You should be happy – you’re heading for the south of France, the crew member enthused.
My anticipation at visiting the famed Cote d’Azur for the first time was already high before stepping on the flight from Edinburgh, and that message just seemed to confirm my hopes.
Our week’s holiday based in Nice did not disappoint – from the intensity of the light and the deep blue sky, the rugged coastline, the perfect swimming temperature of the Mediterranean, to even the pebble beaches, making me realise how much I prefer them to sand.
But an additional delight that significantly reduced the perennial stress of getting about in an unfamiliar place was to discover how easy Nice’s buses were to use.
For the many visitors who depend on public transport when abroad, buses are often their last choice.
That’s certainly the case for me, which might sound ridiculous considering my job.
However, unlike trains and trams, whose fixed lines and stops provide built-in certainty, buses can be an bewildering, unknown quantity.

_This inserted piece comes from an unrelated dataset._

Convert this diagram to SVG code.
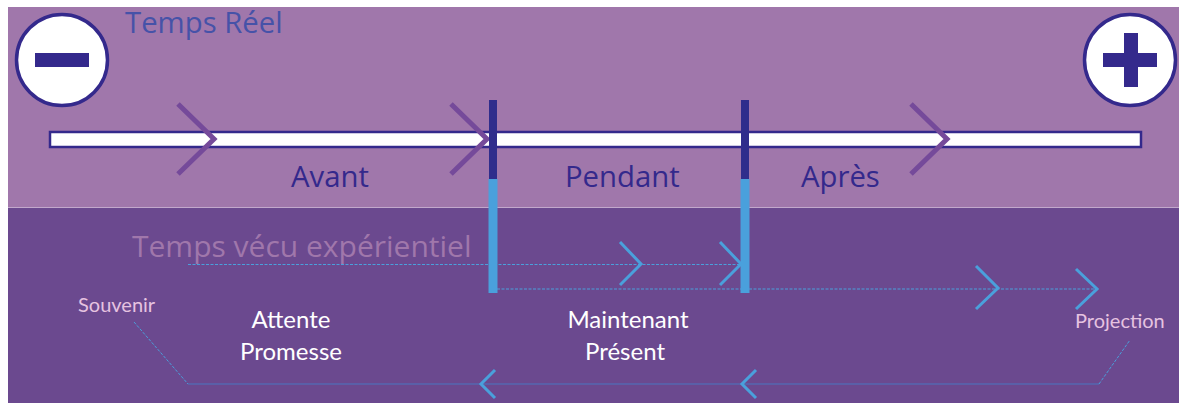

My nightmare – and this applies equally in Scotland – is getting on a bus, especially on a rainy night when it’s least possible to see where you are going, and be whisked off into the unknown, a bit like boarding the Knight Bus in Harry Potter and the Prisoner of Azkaban.
I’ve repeatedly written about how buses, despite being by far Scotland’s most used form of public transport, lag behind other modes in user-friendliness.
In some areas, basic yet vital information is missing, such as route maps and fares at bus stops.
Once you’re on board, you often have no idea where you are or when you’ve reached your stop unless you follow the route on a map on your phone.
So back to Nice, and we soon realised that while day trips to the likes of Monte Carlo and its extraordinary Oceanographic Museum were easily made by train, to reach other places like the beautiful hilltop village of Eze would require a bus.
But my fears were totally misplaced – Lignes d’Azur, which runs the local network, operates a blissfully easy to understand and logical system that immediately inspired me with confidence.
For a start, every bus stop has a name, so you know exactly where you are when you board and alight.
Compare that with the bus stops over at least five miles of Great Western Road in Glasgow, every single one of which just bears the name of that street.
Better still, clear electronic screens on the buses show the name of the next stop, and the one before and after, accompanied by an announcement which is repeated twice.
On top of that, there’s a flat fare, while passengers boarding don’t hold up the bus by having to pay or show their passes to the driver – tickets and passes are validated by a machine inside the bus.
I know French public transport is funded differently from Scotland’s, and there may be cultural differences to paying fares, but I see no reason why our bus networks can’t be as easy to use for both first-time passengers and French visitors as the ones the latter can be justly proud of across the Channel.